À l’occasion du tournoi ATP 250 de Belgrade, Novak Djokovic a été interrogé sur l’annonce des organisateurs de Wimbledon d’interdire les joueurs russes et biélorusses de disputer le Grand Chelem londonien. Le numéro un mondial regrette cette décision, qu’il a notamment qualifié de « folle ».
« Je condamnerai toujours la guerre, étant moi-même un enfant de la guerre, […] mais je ne peux pas soutenir la décision du tournoi de Wimbledon. Les joueurs de tennis, les sportifs n’ont rien à voir avec ce qui se passe. Lorsque la politique intervient dans le sport, ce n’est jamais bon. »
La PTPA, co-créée par Novak Djokovic, a publié un communiqué le jeudi 21 avril 2021, en prenant la défense des joueurs russes et biélorusses, au cœur de la polémique.
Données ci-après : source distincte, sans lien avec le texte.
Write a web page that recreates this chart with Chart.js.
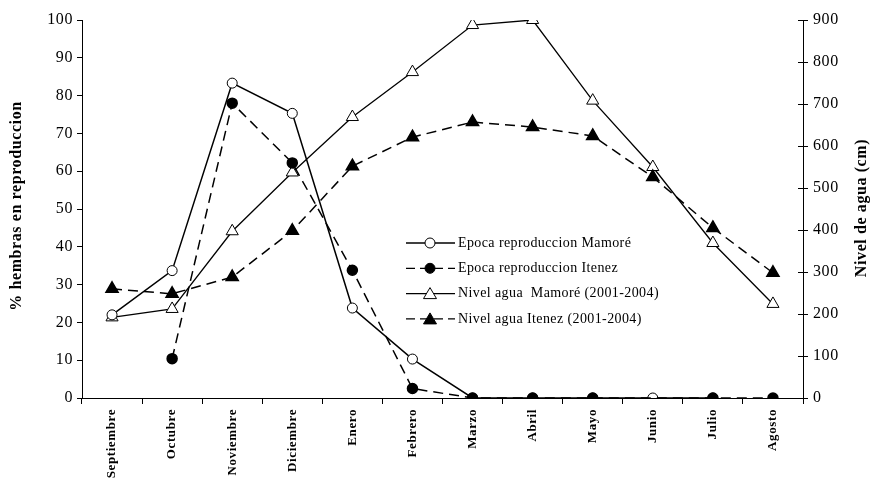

Elle place notamment sur la place publique la difficulté pour les joueurs russes de s’exprimer en toute liberté sur ses sujets.
« Nous devons comprendre que beaucoup d’entre eux ont perdu leur liberté de choix et d’expression avec le renforcement des lois par la Russie et la Biélorussie. Prendre la parole contre la Russie ou la Biélorussie ou dénoncer l’invasion peut être puni d’emprisonnement. »
Les joueurs ukrainiens, satisfaits de la décision de Wimbledon, en demandent plus
Dans un communiqué publié sur leurs réseaux sociaux, plusieurs athlètes ukrainiens dont Elina Svitolina, Sergiy Stakhovsky ou encore Marta Kostuyk, ont en revanche réclamé que les Russes et Biélorusses soient exclus de l’ensemble du circuit s’ils ne se positionnent pas plus clairement contre la guerre.
« Nous demandons que la WTA, l’ATP, et l’ITF s’assurent que les joueurs représentant la Russie et le Bélarus répondent aux questions suivantes:
- Soutenez-vous l’invasion de l’Ukraine par la Russie et le Bélarus et donc la guerre qui a été provoquée par ces deux pays ?
- Soutenez-vous les activités militaires russes et biélorusses en Ukraine ?
- Soutenez-vous les régimes de Poutine et Loukachenko ? »
En fonction des réponses, nous réclamons l’exclusion et le bannissement des sportifs russes et biélorusses de toute compétition internationale, comme l’a fait Wimbledon. Il vient un moment où le silence s’apparente à de la trahison et ce moment, c’est maintenant. »
Billie Jean King et Martina Navratilova s’opposent à l’exclusion des joueurs russes et biélorusses
Au-delà des instances et des ressortissants des deux pays, des voix individuelles fortes se sont spontanément exprimées. Billie Jean King, fondatrice de la WTA, a notamment appelé à l’unité du tennis mondial dans un communiqué publié le jeudi 21 avril 2022 en contestant la légitimité de la mesure.
« L’un des principes de la fondation de la WTA était que n’importe quelle fille dans le monde, si elle était assez bonne, aurait une place pour concourir. Je m’y suis tenu en 1973 et je m’y tiens aujourd’hui. Je ne peux pas soutenir l’interdiction d’athlètes individuels de n’importe quel tournoi, simplement en raison de leur nationalité. »
« Le tennis est plus fort lorsque nous sommes unis, et notre soutien continu à l’initiative de Tennis Plays for Peace, qui fournit un soutien et des ressources à l’Ukraine, doit être notre priorité. »
Dans une interview accordée à la radio britannique LBC, Martina Navratilova a fait part de son désaccord face à une telle décision de la part de organisateurs du tournoi de Wimbledon.
« Une telle exclusion, sans que ce soit la faute de ces joueurs, n’est pas la voie à suivre … Je pense que c’est la mauvaise décision. Le tennis est un sport tellement démocratique. C’est difficile de voir la politique le détruire. Et autant que je ressens pour les joueurs ukrainiens et le peuple ukrainien – c’est juste horrible ce qui se passe – je pense que cela va juste plus loin que nécessaire. »
Dans la plupart des sondages en ligne organisés pour solliciter les fans de tennis sur leur réaction spontanée, 70 à 75% des réponses présentent la décision de Wimbledon comme illégitime.